As I recall, I was equipped with cotton long underwear, probably cotton socks, cotton blue jeans, some kind of shirt and sweater (?), a not-great ski parka, knit hat, and mittens. On my feet were oiled leather pull-on boots, "Wellingtons" in the American sense of the word. They leaked.

If you had a down parka back then, you were probably a pro mountaineer, like Jim Whittaker on Mount Everest, or else had the money to pretend to be one.

Under my M1949 sleeping bag was a plastic-covered foam-rubber pad off a patio chaise longue. And maybe a GI poncho.

I shivered through the night and spent part of the morning standing next to the campfire that was slowly sinking down, down into the snow. (We "cooked" on campfires, as I recall).

I learned some things right away, such as that blue jeans freeze, and since there were no outhouses, just the woods, you can spend hours working up the courage to take a shit in the snow.

On the plus side, I spent a lot of time snowshoeing, and that plus the bright Colorado sunshine warmed me up. The snowshoes kept my inadequate boots up out of the snow as well.
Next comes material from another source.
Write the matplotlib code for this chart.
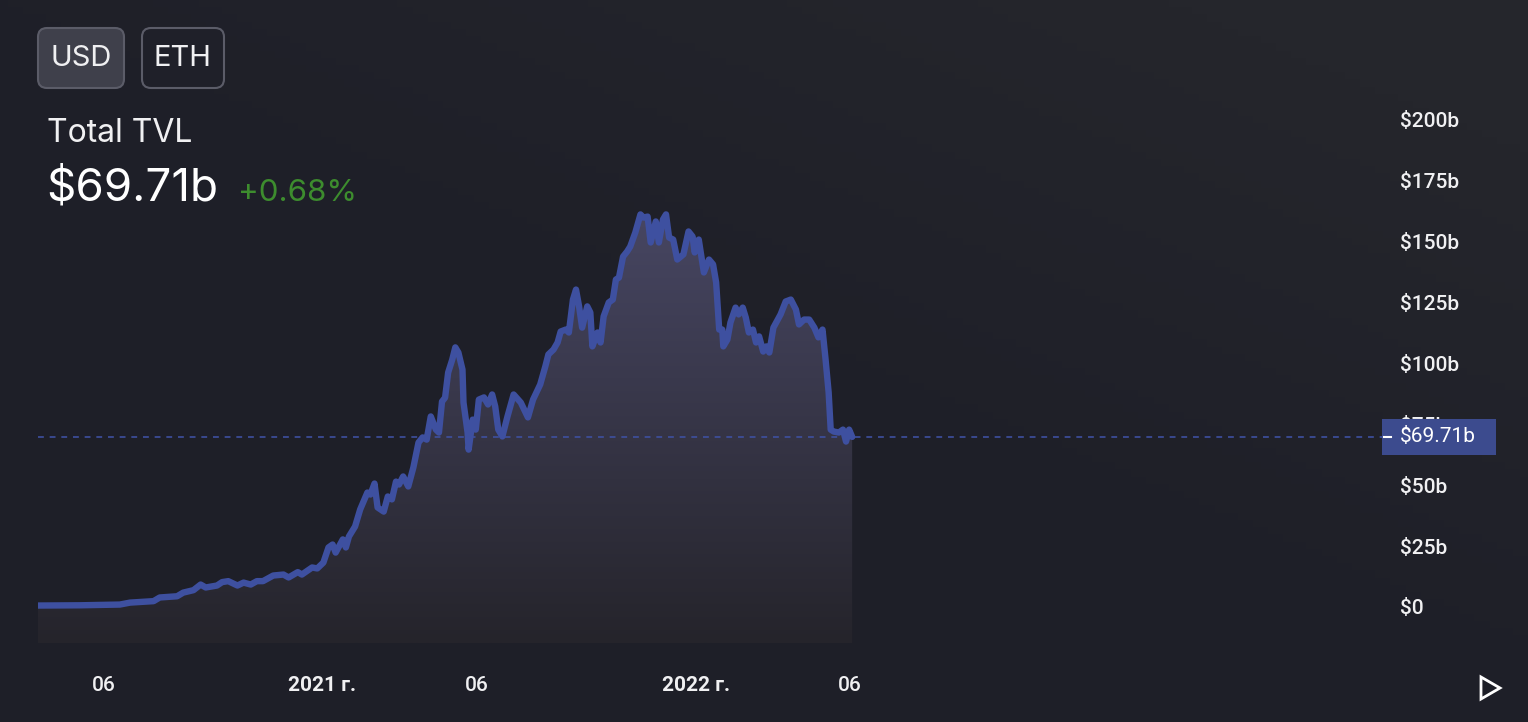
import numpy as np
import pandas as pd
import matplotlib
matplotlib.use("Agg")
import matplotlib.pyplot as plt
from matplotlib.patches import FancyBboxPatch, Polygon, Rectangle

# total TVL in $ billions
dates = [
    "2020-03-29", "2020-05-09", "2020-06-17", "2020-06-27", "2020-07-20", "2020-07-26",
    "2020-08-12", "2020-08-18", "2020-08-28", "2020-09-04", "2020-09-09", "2020-09-20",
    "2020-09-25", "2020-10-01", "2020-10-10", "2020-10-16", "2020-10-23", "2020-10-29",
    "2020-11-04", "2020-11-14", "2020-11-24", "2020-11-29", "2020-12-08", "2020-12-12",
    "2020-12-22", "2020-12-27", "2021-01-02", "2021-01-07", "2021-01-11", "2021-01-14",
    "2021-01-21", "2021-01-24", "2021-01-27", "2021-02-02", "2021-02-07", "2021-02-14",
    "2021-02-17", "2021-02-21", "2021-02-24", "2021-03-02", "2021-03-06", "2021-03-10",
    "2021-03-14", "2021-03-17", "2021-03-21", "2021-03-26", "2021-03-31", "2021-04-05",
    "2021-04-09", "2021-04-13", "2021-04-17", "2021-04-22", "2021-04-25", "2021-04-28",
    "2021-05-01", "2021-05-04", "2021-05-08", "2021-05-11", "2021-05-14", "2021-05-18",
    "2021-05-19", "2021-05-23", "2021-05-24", "2021-05-28", "2021-05-31", "2021-06-03",
    "2021-06-08", "2021-06-12", "2021-06-16", "2021-06-19", "2021-06-22", "2021-06-26",
    "2021-07-01", "2021-07-07", "2021-07-14", "2021-07-21", "2021-07-26", "2021-08-02",
    "2021-08-07", "2021-08-10", "2021-08-15", "2021-08-19", "2021-08-22", "2021-08-27",
    "2021-08-30", "2021-09-03", "2021-09-06", "2021-09-09", "2021-09-12", "2021-09-17",
    "2021-09-20", "2021-09-22", "2021-09-27", "2021-09-30", "2021-10-03", "2021-10-08",
    "2021-10-12", "2021-10-15", "2021-10-18", "2021-10-22", "2021-10-26", "2021-10-29",
    "2021-11-03", "2021-11-08", "2021-11-11", "2021-11-15", "2021-11-18", "2021-11-23",
    "2021-11-26", "2021-11-30", "2021-12-03", "2021-12-06", "2021-12-10", "2021-12-14",
    "2021-12-20", "2021-12-25", "2021-12-29", "2021-12-31", "2022-01-04", "2022-01-09",
    "2022-01-14", "2022-01-18", "2022-01-21", "2022-01-24", "2022-01-27", "2022-01-28",
    "2022-02-01", "2022-02-04", "2022-02-09", "2022-02-12", "2022-02-16", "2022-02-19",
    "2022-02-22", "2022-02-26", "2022-03-01", "2022-03-04", "2022-03-08", "2022-03-11",
    "2022-03-14", "2022-03-18", "2022-03-25", "2022-03-30", "2022-04-04", "2022-04-09",
    "2022-04-12", "2022-04-17", "2022-04-22", "2022-04-27", "2022-05-01", "2022-05-05",
    "2022-05-08", "2022-05-11", "2022-05-13", "2022-05-16", "2022-05-21", "2022-05-25",
    "2022-05-28", "2022-05-31", "2022-06-03",
]
tvl = [
    0.6, 0.7, 1.0, 1.8, 2.4, 3.9,
    4.4, 5.9, 6.9, 9.2, 8.0, 8.8,
    10.2, 10.6, 8.8, 10.0, 9.2, 10.6,
    10.6, 12.9, 13.3, 12.1, 14.3, 13.3,
    16.2, 15.8, 18.2, 24.4, 25.6, 22.3,
    27.7, 24.4, 28.9, 33.0, 40.0, 46.9,
    46.1, 50.6, 40.8, 39.1, 45.3, 44.1,
    51.4, 50.2, 53.5, 49.4, 57.2, 67.4,
    69.5, 68.6, 78.1, 72.7, 71.5, 84.2,
    85.8, 96.1, 101.4, 106.4, 104.3, 97.3,
    83.8, 71.5, 64.5, 76.8, 72.7, 85.0,
    85.9, 83.0, 87.1, 82.2, 72.7, 69.9,
    78.1, 87.1, 83.8, 77.7, 85.0, 91.2,
    98.6, 103.5, 105.5, 108.4, 112.9, 113.7,
    112.5, 126.0, 130.1, 123.2, 114.5, 123.2,
    120.7, 106.8, 112.5, 108.4, 119.1, 124.8,
    126.0, 134.2, 135.0, 143.6, 145.7, 147.7,
    153.5, 160.9, 159.6, 160.0, 149.4, 158.0,
    149.4, 158.8, 160.9, 151.4, 150.6, 142.4,
    144.5, 153.9, 151.8, 145.3, 150.6, 137.1,
    142.4, 140.4, 133.0, 113.7, 113.7, 106.8,
    109.6, 116.6, 122.7, 119.9, 122.7, 118.6,
    112.5, 113.7, 108.4, 110.9, 104.7, 106.8,
    104.3, 114.5, 119.9, 125.2, 126.0, 121.9,
    115.8, 117.8, 117.8, 114.5, 110.5, 113.7,
    101.4, 87.9, 72.7, 71.9, 71.5, 72.7,
    67.8, 72.7, 69.71,
]
current = 69.71
change_pct = "+0.68%"

y_ticks = [0, 25, 50, 75, 100, 125, 150, 175, 200]
y_labels = ["$0", "$25b", "$50b", "$75b", "$100b", "$125b", "$150b", "$175b", "$200b"]
x_ticks = ["2020-06-01", "2021-01-01", "2021-06-01", "2022-01-01", "2022-06-01"]
x_labels = ["06", "2021 г.", "06", "2022 г.", "06"]

BG = "#1f2029"
LINE = "#3e50a0"
TEXT = "#f0f0f2"

W, H = 1528, 722
fig = plt.figure(figsize=(W / 100, H / 100), dpi=100, facecolor=BG)

# faint glow towards the top right corner
bg = fig.add_axes([0, 0, 1, 1], zorder=-2)
gx, gy = np.meshgrid(np.linspace(0, 1, 200), np.linspace(0, 1, 100))
glow = np.clip((gx * 0.8 + gy * 0.9 - 0.8) * 1.4, 0, 1)
base = np.array([0x1e, 0x1f, 0x28]) / 255
light = np.array([0x25, 0x26, 0x2c]) / 255
img = base[None, None, :] * (1 - glow[..., None]) + light[None, None, :] * glow[..., None]
bg.imshow(img, aspect="auto", origin="lower", extent=[0, 1, 0, 1])
bg.axis("off")

x = pd.to_datetime(dates)
ax = fig.add_axes([38 / W, 1 - 643 / H, (1382 - 38) / W, (643 - 100) / H])
ax.set_facecolor("none")
ymin, ymax = -(643 - 607) / 2.44, (607 - 100) / 2.44
ax.set_xlim(pd.Timestamp("2020-03-29"), pd.Timestamp("2023-11-03"))
ax.set_ylim(ymin, ymax)

# gradient fill under the line
poly = ax.fill_between(x, tvl, ymin, color="none", lw=0)
top_c = np.array([0x47, 0x46, 0x62]) / 255
bot_c = np.array([0x25, 0x24, 0x2b]) / 255
t = np.linspace(0, 1, 256)[:, None]
grad = bot_c[None, None, :] * (1 - t[..., None]) + top_c[None, None, :] * t[..., None]
grad = np.repeat(grad, 2, axis=1)
xl = ax.get_xlim()
im = ax.imshow(grad, aspect="auto", origin="lower",
               extent=[xl[0], xl[1], ymin, max(tvl)], zorder=1)
im.set_clip_path(poly.get_paths()[0], transform=ax.transData)
ax.set_xlim(xl)
ax.set_ylim(ymin, ymax)

ax.plot(x, tvl, color=LINE, lw=4.6, solid_joinstyle="round", solid_capstyle="round", zorder=3)
ax.axhline(current, color=LINE, lw=1.2, dashes=(3.5, 3.5), zorder=2)

for s in ax.spines.values():
    s.set_visible(False)
ax.yaxis.tick_right()
ax.set_yticks(y_ticks)
ax.set_yticklabels(y_labels)
ax.set_xticks(pd.to_datetime(x_ticks))
ax.set_xticklabels(x_labels)
ax.tick_params(length=0, colors=TEXT, labelsize=15)
ax.tick_params(axis="y", pad=13)
ax.tick_params(axis="x", pad=24)
for lab in ax.get_xticklabels() + ax.get_yticklabels():
    lab.set_family(["Roboto", "DejaVu Sans"])
    lab.set_fontweight("medium")
for lab, txt in zip(ax.get_xticklabels(), x_labels):
    if "г." in txt:
        lab.set_fontweight("semibold")

# overlay in pixel coordinates for header, price label and play button
ov = fig.add_axes([0, 0, 1, 1], zorder=5)
ov.set_xlim(0, W)
ov.set_ylim(H, 0)
ov.axis("off")
ov.patch.set_alpha(0)

ov.add_patch(FancyBboxPatch((38, 28), 86, 60, boxstyle="round,pad=0,rounding_size=9",
                            fc="#3f404b", ec="#5b5c68", lw=1.5))
ov.add_patch(FancyBboxPatch((142, 28), 82, 60, boxstyle="round,pad=0,rounding_size=9",
                            fc=BG, ec="#5b5c68", lw=1.5))
hfont = ["Inter", "DejaVu Sans"]
ov.text(81, 59, "USD", color=TEXT, fontsize=21, ha="center", va="center", family=hfont)
ov.text(183, 59, "ETH", color=TEXT, fontsize=21, ha="center", va="center", family=hfont)
ov.text(47, 133, "Total TVL", color=TEXT, fontsize=23, ha="left", va="center", family=hfont)
ov.text(46, 188, f"${current:.2f}b", color="#ffffff", fontsize=33, ha="left", va="center",
        family=hfont)
ov.text(238, 193, change_pct, color="#3d8c2e", fontsize=22.5, ha="left", va="center",
        family=hfont)

ov.add_patch(Rectangle((1382, 419), 114, 36, fc="#3c4b8e", ec="none"))
ov.plot([1384, 1391], [437, 437], color="#ffffff", lw=1.5)
ov.text(1400, 437, f"${current:.2f}b", color="#ffffff", fontsize=15, ha="left", va="center",
        family=["Roboto", "DejaVu Sans"])

ov.add_patch(Polygon([(1481, 677), (1481, 699), (1500, 688)], closed=True,
                     fc="none", ec="#ffffff", lw=2, joinstyle="miter"))

fig.savefig("out.png", dpi=100, facecolor=BG)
The second evening, the Scout leaders loaded us into their cars and took us to some Park Service building where we watched a natural-history movie. I suspected even at the time that the real reason for the trip was to let us spend a couple of hours inside a heated structure.

I made a few improvements to my bed, survived the second night, and ran in the snowshoe races the next day. And then it was time to head home. I thought that I had had a good time overall, and I proudly sewed the Winter Camporee patch onto my uniform.